The Fed said on Wednesday that under its base case scenario, banks such as JPMorgan Chase, Goldman Sachs and Bank of America would lose nearly $685 billion, the largest capital loss in six years, but would still meet minimum regulatory standards.
The scenario included a 40 percent decline in commercial property prices, a significant increase in office vacancies and a 36 percent decline in house prices.
“This year’s stress test shows that large banks have sufficient capital to withstand a highly stressful scenario and meet their minimum capital ratios,” said Michael Barr, the Fed’s vice chairman for banking supervision.
“The aim of our test is to help ensure that banks have sufficient capital to absorb losses in a highly stressful scenario,” he added.
The tests calculate the minimum amount of capital that banks must hold in relation to their assets to absorb losses.
The banks, which often use the results of the test to inform their investors about possible distributions to their shareholders, will provide an update on their expected new capital requirements on Friday afternoon.
Jason Goldberg, a research analyst at Barclays, estimates that the capital needs of several large banks, including Goldman and BofA, will increase more than analysts expected, potentially leaving less capital for potential dividends and buybacks.
Goldman shares lost 1.7 percent in after-hours trading, while BofA shares fell 0.3 percent.
The annual exam was launched after the 2008 financial crisis and was seen as an important factor in restoring confidence in the banking sector. In recent years, the country’s largest banks have generally passed the tests, usually by a wide margin, raising questions about their usefulness and purpose.

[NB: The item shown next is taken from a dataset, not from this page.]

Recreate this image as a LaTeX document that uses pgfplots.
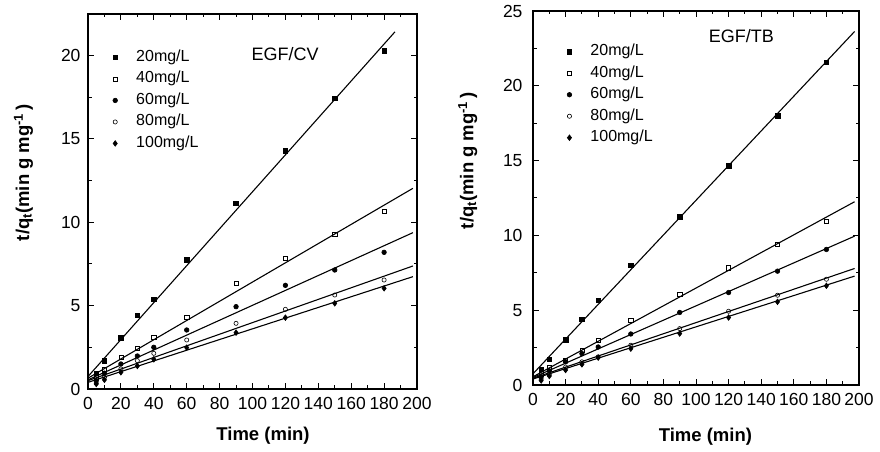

Matthew Bisanz, a financial services partner at law firm Mayer Brown, said the tests’ reliance on capital buffers “focuses people on the wrong things.”
“Last March [2023]we saw three banks destroyed in one month,” he said, referring to the bankruptcies of Silicon Valley Bank, First Republic Bank and Signature Bank. “Yet all 31 of these banks survive a stress event that lasts nine quarters. That underscores how unrealistic the stress test is.”

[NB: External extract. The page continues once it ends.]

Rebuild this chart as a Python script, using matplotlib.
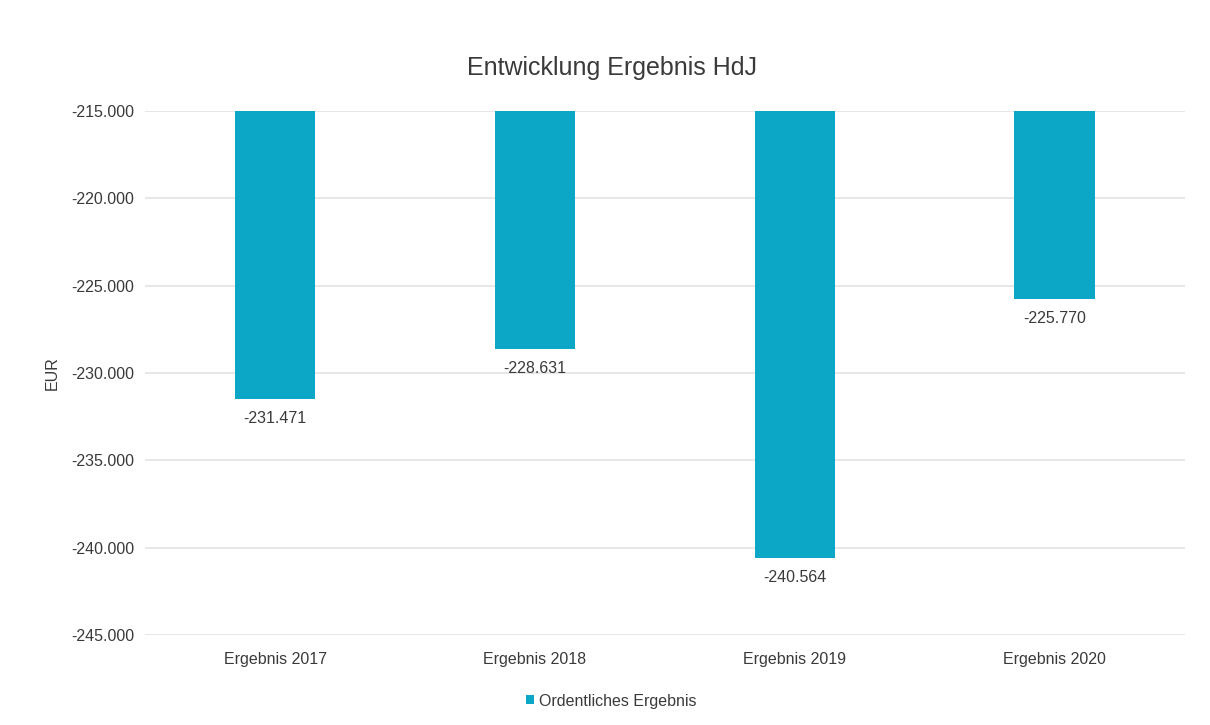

The results come at a time when the capitalization of large U.S. banks is once again in focus and regulators are considering changes to their proposal to implement the so-called Basel III endgame capital rules.

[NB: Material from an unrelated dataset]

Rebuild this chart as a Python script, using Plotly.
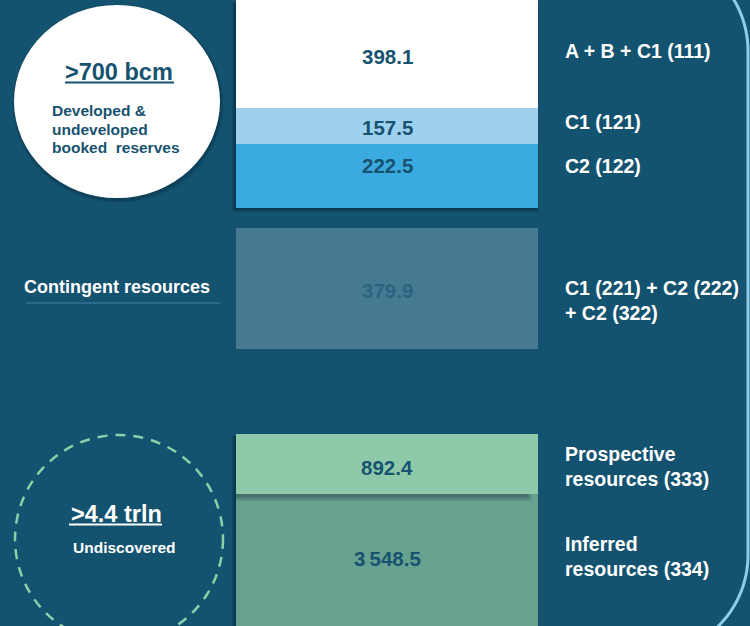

The Fed’s original proposal, which called for a significant increase in capital requirements, sparked aggressive lobbying by major U.S. banks. Fed Chairman Jay Powell has since said the proposed new rules would likely be significantly changed.
This year’s stress tests would reduce banks’ core capital ratio, their most important buffer against losses, by 2.8 percentage points. That would be the biggest drop since 2018.
The Fed said the higher losses were partly the result of expectations of higher losses on credit card loans at the nation’s largest banks, which rose nearly 20 percent from a year ago. Banks’ corporate loan books also became riskier as lenders had less buffer to absorb a big blow due to higher costs and lower fees.
Another scenario, examining what would happen if five large hedge funds failed, found that the largest and most complex banks were actually significantly at risk, and were expected to lose between $13 billion and $22 billion in total.